Table 1 shows the genotype and allele frequencies of the XBP1 –116C/G polymorphism in the patients and control subjects. The genotype distribution was within HWE in both groups (P > 0.05). There was no significant difference in both genotype and allele frequencies between the patients and controls among all subjects (P = 0.29 for genotype and P = 0.15 for allele); men (P = 0.65 for genotype and P = 0.40 for allele), and women (P = 0.41 for genotype and P = 0.26 for allele).

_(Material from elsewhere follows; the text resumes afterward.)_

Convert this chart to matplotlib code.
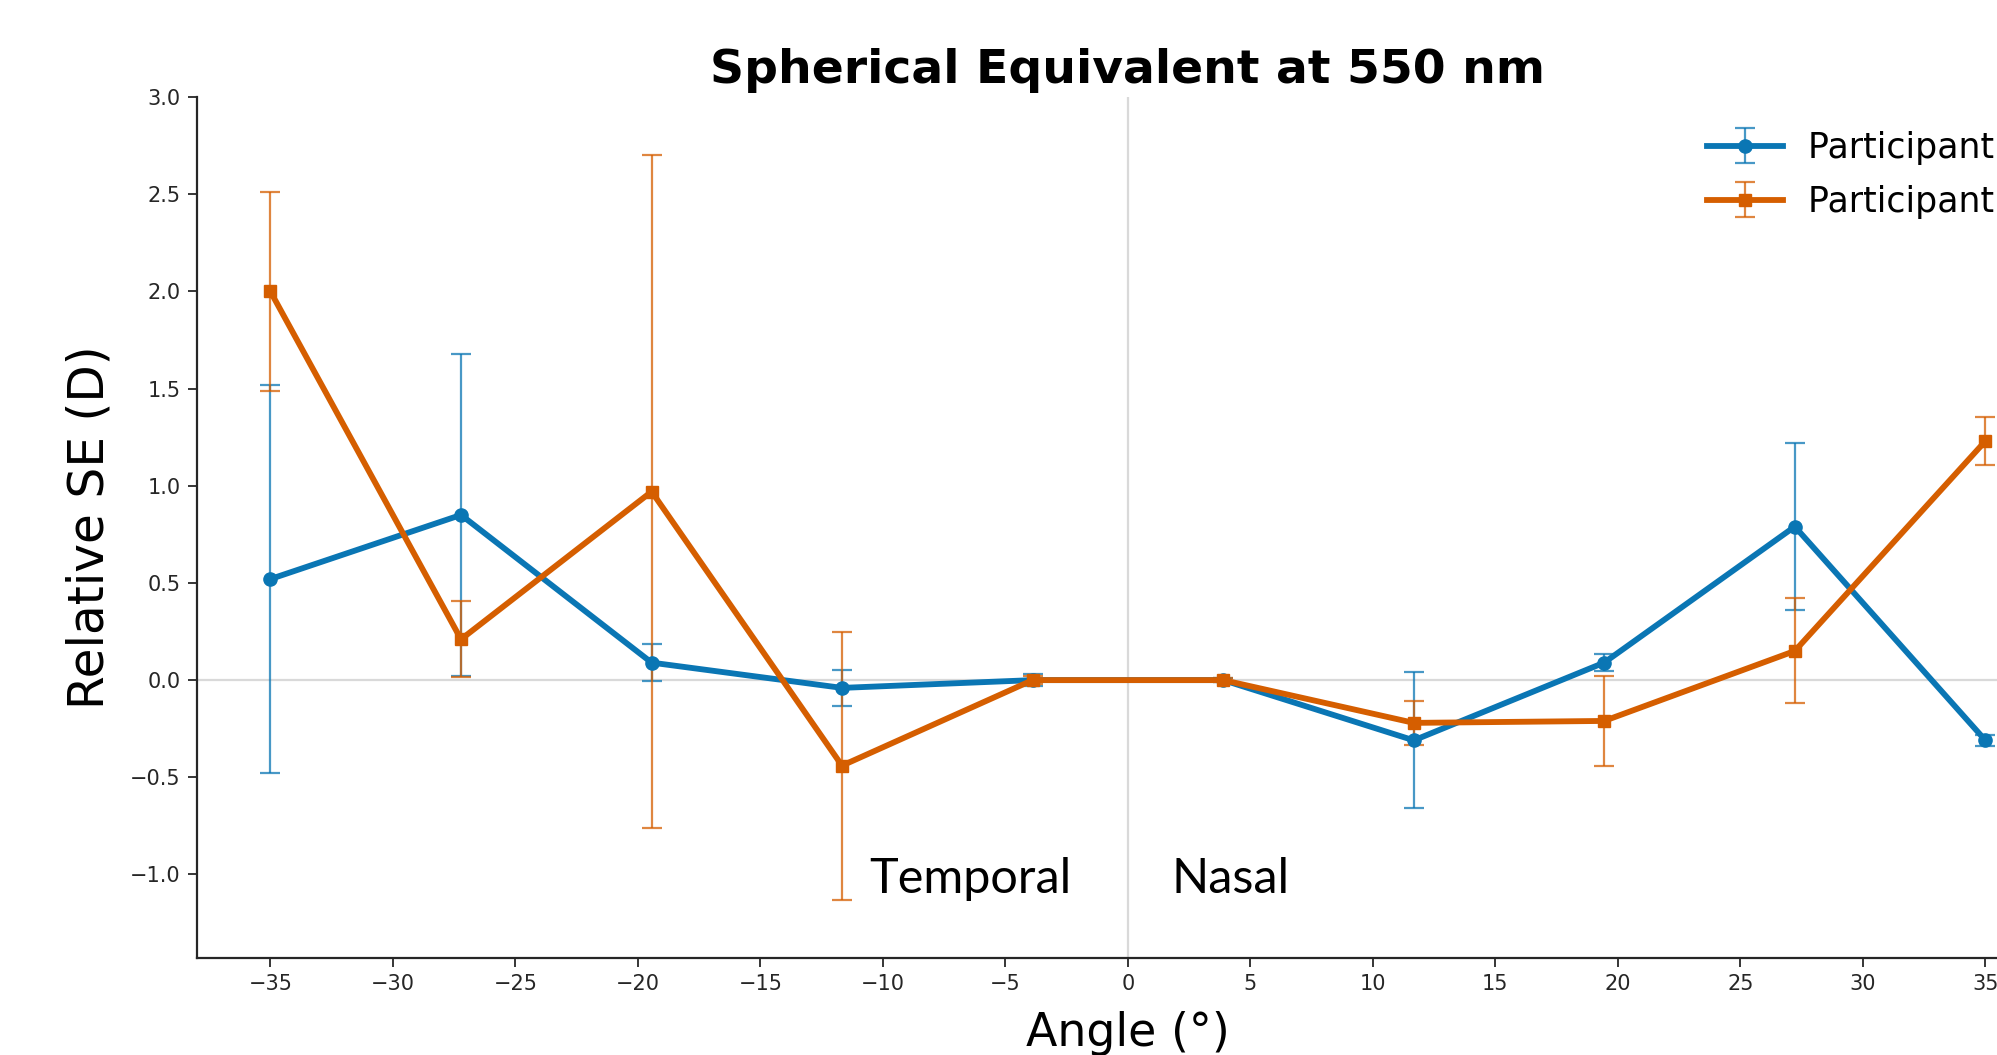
import matplotlib
matplotlib.use('Agg')
import matplotlib.pyplot as plt

# ─────────────────────────────────────────
# DATA
# ─────────────────────────────────────────
angles = [-35.0, -27.22, -19.44, -11.67, -3.89, 3.89, 11.67, 19.44, 27.22, 35.0]

p1_se = [0.52, 0.85, 0.09, -0.04, 0.0, 0.0, -0.31, 0.09, 0.79, -0.31]
p1_err = [1.0, 0.83, 0.095, 0.092, 0.03, 0.01, 0.35, 0.045, 0.43, 0.03]

p2_se = [2.0, 0.21, 0.97, -0.44, 0.0, 0.0, -0.22, -0.21, 0.15, 1.23]
p2_err = [0.51, 0.195, 1.73, 0.69, 0.02, 0.01, 0.115, 0.23, 0.27, 0.125]

labels = ['Participant 1', 'Participant 2']
colors = ['#0a76b4', '#D55E00']
markers = ['o', 's']

xticks = list(range(-35, 40, 5))
yticks = [-1.0, -0.5, 0.0, 0.5, 1.0, 1.5, 2.0, 2.5, 3.0]

# ─────────────────────────────────────────
# PLOT
# ─────────────────────────────────────────
fig = plt.figure(figsize=(19.97, 10.55), dpi=100)
ax = fig.add_axes([0.0986, 0.0919, 0.9324, 0.8161])

ax.axhline(0, color='#d9d9d9', lw=1.6, zorder=0)
ax.axvline(0, color='#d9d9d9', lw=1.6, zorder=0)

for vals, errs, lab, col, mk in zip([p1_se, p2_se], [p1_err, p2_err], labels, colors, markers):
    eb = ax.errorbar(angles, vals, yerr=errs, label=lab, color=col,
                     marker=mk, ms=9.5 if mk == 'o' else 8.5, lw=4.2,
                     elinewidth=1.6, capsize=7.5, capthick=1.6)
    for c in eb[1]:
        c.set_alpha(0.75)
    for b in eb[2]:
        b.set_alpha(0.75)

ax.set_xlim(-38, 38)
ax.set_ylim(-1.43, 3.0)
ax.set_xticks(xticks)
ax.set_yticks(yticks)
ax.tick_params(labelsize=15, length=6.5, width=1.3, pad=5, colors='#262626')

for s in ['top', 'right']:
    ax.spines[s].set_visible(False)
for s in ['left', 'bottom']:
    ax.spines[s].set_linewidth(1.6)
    ax.spines[s].set_color('#262626')

ax.set_title('Spherical Equivalent at 550 nm', fontsize=34, fontweight='bold', pad=10)
ax.set_xlabel('Angle (°)', fontsize=33, labelpad=12)
ax.set_ylabel('Relative SE (D)', fontsize=35, labelpad=12)

ax.text(-10.55, -1.095, 'Temporal', family='Lato', fontsize=35, va='baseline', ha='left')
ax.text(1.77, -1.095, 'Nasal', family='Lato', fontsize=35, va='baseline', ha='left')

ax.legend(loc='upper left', bbox_to_anchor=(0.8548, 0.876), bbox_transform=fig.transFigure,
          frameon=False, fontsize=25, borderpad=0, borderaxespad=0,
          handlelength=2.2, handletextpad=0.7, labelspacing=0.58)

fig.savefig('out.png', dpi=100)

Table 1. Genotype and allele frequencies of the −116C/G polymorphism in the cases and controls
|All subjects||C/C||C/G||G/G|| ||C||G|| |
| Cases||41 (11.8)||145 (41.8)||161 (46.4)||0.29||227 (32.7)||467 (67.3)||0.15|
| Controls||36 (8.6)||174 (41.4)||210 (50.0)|| ||246 (29.3)||594 (70.7)|| |
|Male||C/C||C/G||G/G|| ||C||G|| |
| Cases||21 (11.3)||78 (41.9)||87 (46.8)||0.65||120 (32.3)||252 (67.7)||0.40|
| Controls||19 (8.7)||90 (41.5)||108 (49.8)|| ||128 (29.5)||306 (70.5)|| |
|Female||C/C||C/G||G/G|| ||C||G|| |
| Cases||20 (12.4)||67 (41.6)||74 (46.0)||0.41||107 (33.2)||215 (66.8)||0.26|
| Controls||17 (8.4)||84 (41.4)||102 (50.2)|| ||118 (29.1)||288 (70.9)|| |
In the present study, the authors found no association between the functional promoter polymorphism −116C/G of the XBP1 gene and schizophrenia in their Japanese sample. Recently, Jönsson et al. reported that this polymorphism was not associated with schizophrenia in European subjects.8 In contrast, two other previous case-control studies using Asian samples showed significant associations between the XBP1 –116C/G polymorphism and schizophrenia. Chen et al. reported that the G allele and the G/G genotype were significantly higher in the patients than in the controls in Han Chinese subjects,6 and Kakiuchi et al. found that the C/C genotype was significantly less common in the patients compared with the controls in Japanese subjects.7 This discrepancy might stem from differences in the clinical backgrounds including the age of the patients at onset, duration of illness, subtypes of schizophrenia, and family history of schizophrenia, which influence the results of genotype analyses between the current sample and that of Chen et al. or Kakiuchi et al. Nevertheless, they did not describe the clinical backgrounds of their samples, and the authors do not have any precise ideas about this point. The current sample size (347 cases and 420 controls) is similar to that of Chen et al. (374 cases and 371 controls) or Kakiuchi et al. (234 cases and 451 controls), but has only a power of 0.26 to replicate the effects reported by Kakiuchi et al. (the genotypic relative risk of 2.18 for C/G and of 2.12 for G/G) with an α of 0.05, assuming a disease prevalence of 0.01 and the risk allele frequency of 0.71 using the Genetic Power Calculation.9 Therefore, the authors could not exclude the possibility of type II error due to an insufficient statistical power. When the authors pooled their sample with that of Kakiuchi et al., however, the results were also negative (P = 0.59 for genotype and P = 0.69 for allele). Further studies using a larger sample with detailed clinical data should be performed in several populations to evaluate the association between the XBP1 –116C/G polymorphism and schizophrenia.